Can't solve constraint between: `[]` and `zipWith _ [] ?_`

[Mr-Andersen]

Steps to Reproduce

git clone https://github.com/Mr-Andersen/hvect1 -b first && cd hvect1 && idris2 --build hvect1.ipkg

Expected Behavior

Builds successfully

Observed Behavior

1/1: Building Main (src/Main.idr)
Error: While processing left hand side of happly. Can't solve constraint
between: [] and zipWith (\a, b => a -> b) [] ?_.

src/Main.idr:13:11--13:13
 09 | happly : {0 k : Nat} -> {0 as, bs : Vect k Type}
 10 |       -> (1 _ : HVect1 as)
 11 |       -> (1 _ : HVect1 (zipWith (\a, b => (a -> b)) as bs))
 12 |       -> HVect1 bs
 13 | happly [] [] = ?h1 -- []
                ^^

[Mr-Andersen]

I tried another approach (see branch second), it led to both a warning and an error appear:

1/1: Building Main (src/Main.idr)
Warning: Unreachable clause: case block in happly bs as k xs

src/Main.idr:20:9--20:21
 16 |       -> HVect1 bs
 17 | happly [] =
 18 |     \case
 19 |         [] => ?hole1
 20 |         xs => ?hole2
              ^^^^^^^^^^^^

Error: While processing right hand side of happly. Can't solve constraint between: [] and zipWith (\a, b => a -> b) [] ?_.

src/Main.idr:19:9--19:11
 15 |       -> (1 _ : HVect1 (zipVect {k} (\a, b => (a -> b)) as bs))
 16 |       -> HVect1 bs
 17 | happly [] =
 18 |     \case
 19 |         [] => ?hole1
              ^^

[gallais]

zipWith matches on both of its arguments before returning [].

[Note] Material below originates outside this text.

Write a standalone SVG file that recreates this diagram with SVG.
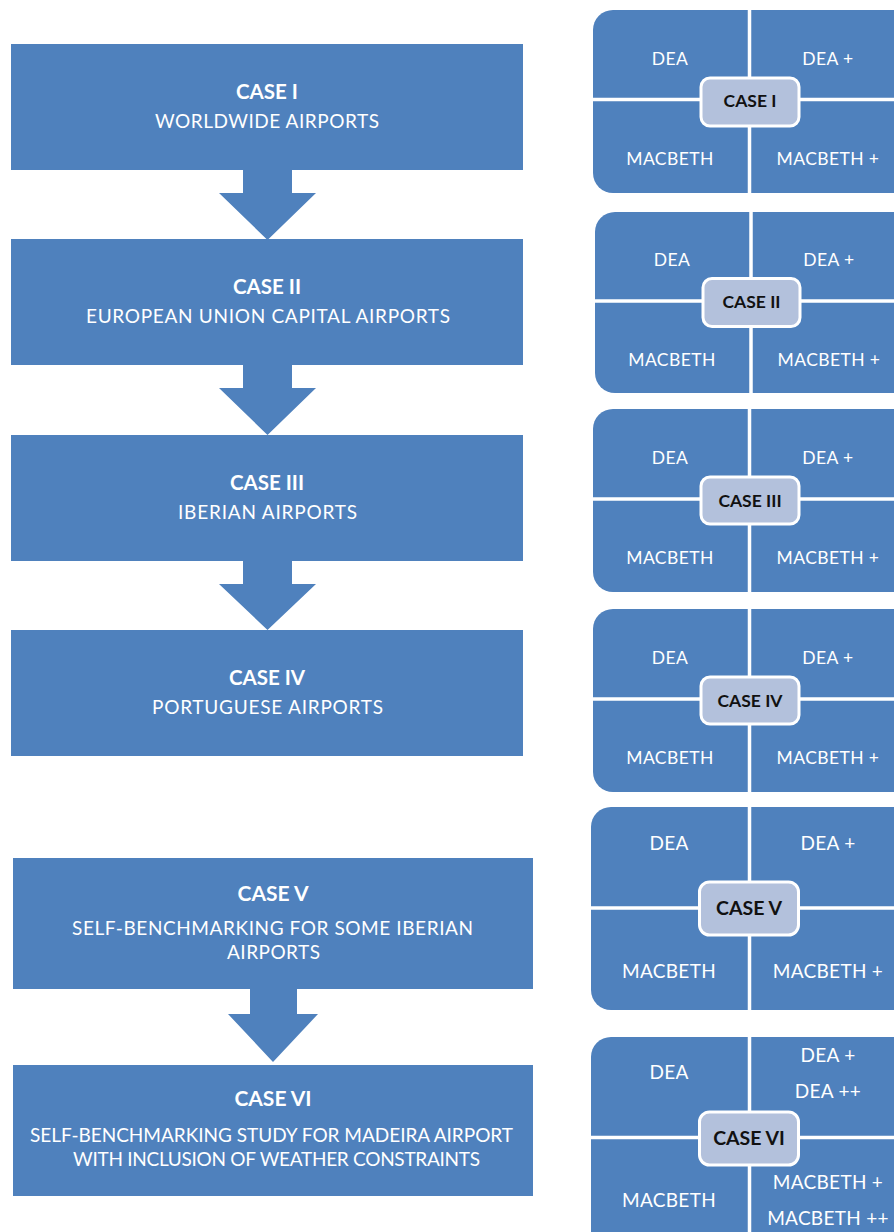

By matching on a value of type HVect1 as you've ensured that as = [] but you still need to reveal that bs = [] for the function to reduce.

[Mr-Andersen]

But they both have type Vect k Type. Can I make it more clear for the compiler?

[Mr-Andersen]

Does "status: expected behaviour" means, that this is not gonna be fixed?

[Mr-Andersen]

Oh, un-erasing {n : Nat} makes it ok to match on bs (even though it is erased): happly {bs=[]} [] [] = []. With little blood, it works, thanks

[gallais]

It's always going to be painful to pattern-match on values that are indexed by computations that do not quite reduce enough for your purposes. Alternatively you could have a different representation of the problem that does not require any computation to happen:

import Data.List.Quantifiers

HVect : List Type -> Type
HVect = All id

-- do we have this somewhere already? Can't remember
data Pointwise : (a -> b -> Type) -> List a -> List b -> Type where
  Nil : Pointwise f [] []
  (::) : {0 f : a -> b -> Type} -> f x y -> Pointwise f xs ys -> Pointwise f (x :: xs) (y :: ys)

infixr 1 ==>
(==>) : List Type -> List Type -> Type
(==>) = Pointwise (\a, b => (a -> b))

happly : HVect as -> as ==> bs -> HVect bs
happly [] [] = []
happly (x :: xs) (f :: fs) = f x :: happly xs fs

Advantageously this definition of HVect in terms of the more general All allows you to naturally express things like:

hsequence : Applicative f => All f as -> f (HVect as)
hsequence [] = pure []
hsequence (mx :: mxs) = [| mx :: hsequence mxs |]

[buzden]

Oh, un-erasing {n : Nat} makes it ok to match on bs (even though it is erased): happly {bs=[]} [] [] = []. With little blood, it works, thanks

By the way, you could match on k even it's erased (thanks to the match [] on the first explicit argument). It's unclear to me why having k not erased makes matching on bs valid, but having k erased (but still known to be 0) disallows matching on bs (of type Vect 0 Type).

[gallais]

It's unclear to me why having k not erased makes matching on bs valid, but having k erased (but still known to be 0) disallows matching on bs (of type Vect 0 Type).

I'm guessing it's something like https://github.com/idris-lang/Idris2/issues/1259#issuecomment-814258909

[buzden]

Yeah, but it means that the original example in this ticket is not an expected behaviour, since bs is actually expected to be unified with []; thus zipWith would be applied to [] as the third argument and thus reduced to []; and the original code would typecheck.

[gallais]

since bs is actually expected to be unified with [];

I don't think it is as there is no match forcing it to be.

Like we don't expect all proofs of a = a to be definitionally equal to Refl. You still need to match on it.